Given instruction: All lines from the beginning of the listing through the line with "39, 68, 20]" are to be copied word for word; the pictures are not.

--- start of Supplied records ---

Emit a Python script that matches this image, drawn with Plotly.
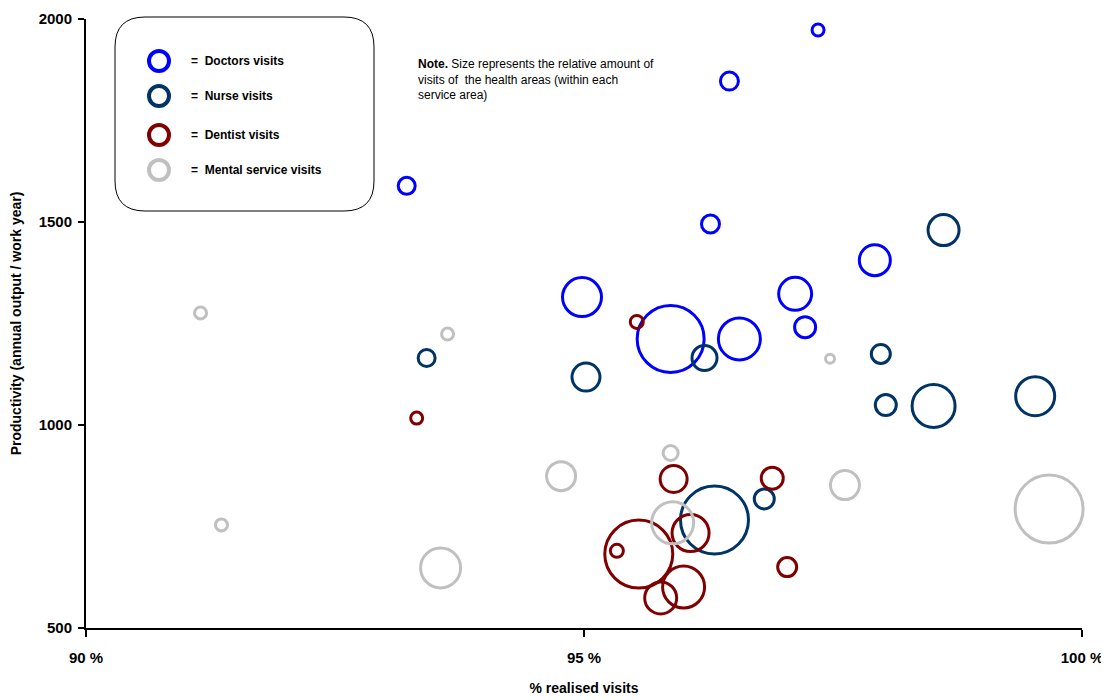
import plotly.graph_objects as go

# ---------------- data ----------------
doctors_x = [97.35, 96.46, 93.22, 96.27, 97.92, 97.12, 97.22, 94.98, 95.87, 96.56]
doctors_y = [1973, 1847, 1589, 1495, 1406, 1323, 1241, 1315, 1212, 1212]
doctors_size = [12, 18, 17, 18, 31, 33, 21, 39, 67, 42]

nurse_x = [98.61, 93.42, 95.02, 96.21, 97.98, 98.03, 98.51, 99.53, 96.31, 96.81]
nurse_y = [1480, 1165, 1118, 1165, 1175, 1049, 1047, 1071, 766, 818]
nurse_size = [31, 17, 28, 25, 19, 21, 43, 39, 68, 20]

dentist_x = [95.53, 93.32, 95.90, 96.89, 96.07, 95.55, 95.33, 96.00, 95.77, 97.04]
dentist_y = [1254, 1017, 867, 869, 734, 682, 690, 601, 574, 650]
dentist_size = [13, 12, 27, 22, 37, 68, 13, 42, 32, 19]

mental_x = [91.15, 93.63, 97.47, 91.36, 93.56, 94.77, 95.87, 95.89, 97.62, 99.67]
mental_y = [1276, 1224, 1163, 754, 648, 874, 931, 759, 852, 793]
mental_size = [12, 12, 9, 12, 40, 29, 15, 42, 29, 68]

x_ticks = [90, 95, 100]
x_ticklabels = ["90 %", "95 %", "100 %"]
y_ticks = [500, 1000, 1500, 2000]

series_names = ["Doctors visits", "Nurse visits", "Dentist visits", "Mental service visits"]
series_colors = ["#0000FF", "#003366", "#800000", "#C0C0C0"]

FONT = "Liberation Sans, Arial, sans-serif"

fig = go.Figure()
series = [
    (doctors_x, doctors_y, doctors_size),
    (nurse_x, nurse_y, nurse_size),
    (dentist_x, dentist_y, dentist_size),
    (mental_x, mental_y, mental_size),
]
for (xs, ys, ss), name, col in zip(series, series_names, series_colors):
    fig.add_trace(go.Scatter(
        x=xs, y=ys, mode="markers", name=name,
        marker=dict(size=ss, sizemode="diameter", sizeref=1, opacity=1,
                    color="rgba(0,0,0,0)", line=dict(color=col, width=3)),
        showlegend=False, cliponaxis=False,
    ))

# page body has an 8px margin; figure is sized so the plot area lands at
# screen x 86..1082, y 19..628
OFF = 8
W, H = 1109 - OFF, 700 - OFF
L, T = 86 - OFF, 19 - OFF
R = W - (1082 - OFF)
B = H - (628 - OFF)
PW, PH = W - L - R, H - T - B

def px(xs):
    return (xs - OFF - L) / PW

def py(ys):
    return (H - B - (ys - OFF)) / PH

# rounded legend box (screen pixels)
x0, x1, y0, y1, rad = 115, 374, 17, 211, 30
rx, ry = rad / PW, rad / PH
X0, X1, Y0, Y1 = px(x0), px(x1), py(y0), py(y1)
path = (f"M {X0+rx},{Y0} L {X1-rx},{Y0} Q {X1},{Y0} {X1},{Y0-ry} "
        f"L {X1},{Y1+ry} Q {X1},{Y1} {X1-rx},{Y1} "
        f"L {X0+rx},{Y1} Q {X0},{Y1} {X0},{Y1+ry} "
        f"L {X0},{Y0-ry} Q {X0},{Y0} {X0+rx},{Y0} Z")
shapes = [dict(type="path", xref="paper", yref="paper", path=path,
               line=dict(color="black", width=1), fillcolor="white", layer="below")]

legend_y = [61, 96, 135, 170]
annotations = []
for ly, name, col in zip(legend_y, series_names, series_colors):
    shapes.append(dict(type="circle", xref="paper", yref="paper",
                       xsizemode="pixel", ysizemode="pixel",
                       xanchor=px(159), yanchor=py(ly),
                       x0=-10, x1=10, y0=-10, y1=10,
                       line=dict(color=col, width=4)))
    annotations.append(dict(xref="paper", yref="paper", x=px(189), y=py(ly),
                            xanchor="left", yanchor="middle", showarrow=False,
                            text="<b>=  " + name + "</b>",
                            font=dict(family=FONT, size=12, color="black")))

annotations.append(dict(
    xref="paper", yref="paper", x=px(416), y=py(55), xanchor="left", yanchor="top",
    align="left", showarrow=False,
    text="<b>Note.</b> Size represents the relative amount of<br>visits of  the health areas (within each<br>service area)",
    font=dict(family=FONT, size=12, color="black")))

fig.update_layout(
    width=W, height=H,
    margin=dict(l=L, r=R, t=T, b=B, autoexpand=False),
    paper_bgcolor="white", plot_bgcolor="white",
    shapes=shapes, annotations=annotations,
    showlegend=False,
    xaxis=dict(range=[90, 100], tickvals=x_ticks, ticktext=x_ticklabels, automargin=False,
               showgrid=False, zeroline=False, showline=True, linecolor="black", linewidth=2,
               ticks="outside", ticklen=7, tickwidth=1.5, tickcolor="black",
               ticklabelstandoff=8,
               tickfont=dict(family=FONT, size=15, color="black", weight="bold"),
               title=dict(text="<b>% realised visits</b>", standoff=18,
                          font=dict(family=FONT, size=14, color="black"))),
    yaxis=dict(range=[500, 2000], tickvals=y_ticks, automargin=False,
               showgrid=False, zeroline=False, showline=True, linecolor="black", linewidth=2,
               ticks="outside", ticklen=6, tickwidth=1.5, tickcolor="black",
               ticklabelstandoff=3,
               tickfont=dict(family=FONT, size=15, color="black", weight="bold"),
               title=dict(text="<b>Productivity (annual output / work year)</b>", standoff=16,
                          font=dict(family=FONT, size=14, color="black"))),
)

fig.write_html("out.html")
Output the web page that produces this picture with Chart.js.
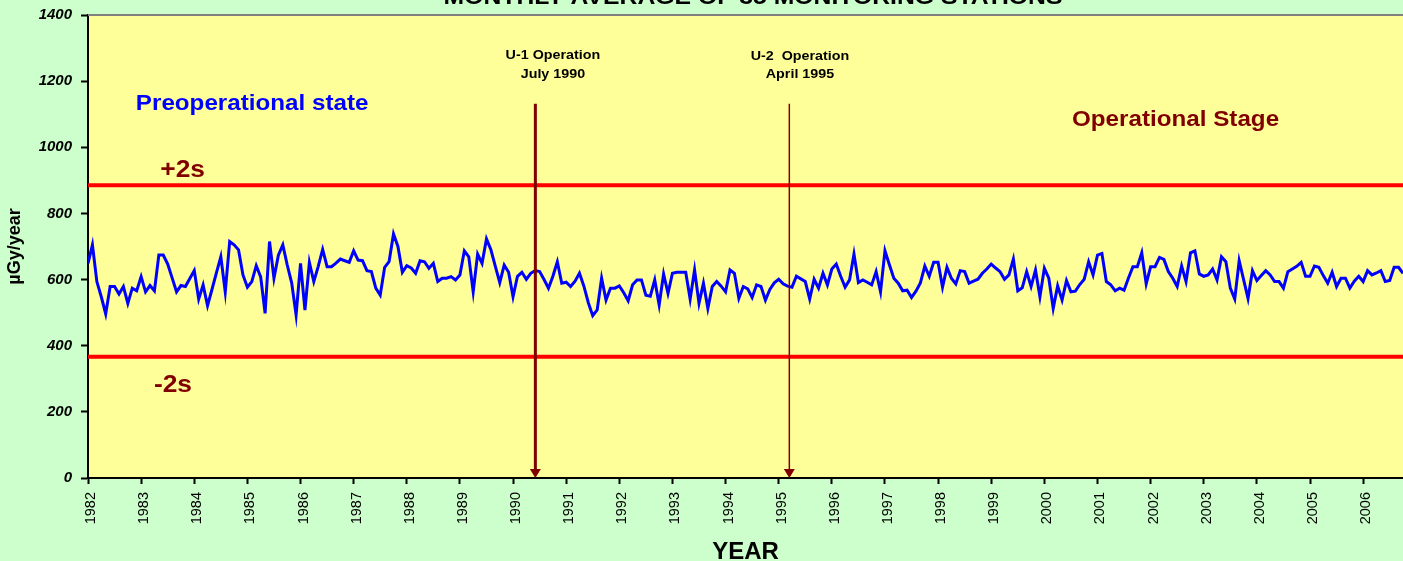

--- end of Supplied records ---

Solved exercise:
Emit a Python script that matches this image, drawn with Plotly.
import plotly.graph_objects as go

# ---------------- data ----------------
doctors_x = [97.35, 96.46, 93.22, 96.27, 97.92, 97.12, 97.22, 94.98, 95.87, 96.56]
doctors_y = [1973, 1847, 1589, 1495, 1406, 1323, 1241, 1315, 1212, 1212]
doctors_size = [12, 18, 17, 18, 31, 33, 21, 39, 67, 42]

nurse_x = [98.61, 93.42, 95.02, 96.21, 97.98, 98.03, 98.51, 99.53, 96.31, 96.81]
nurse_y = [1480, 1165, 1118, 1165, 1175, 1049, 1047, 1071, 766, 818]
nurse_size = [31, 17, 28, 25, 19, 21, 43, 39, 68, 20]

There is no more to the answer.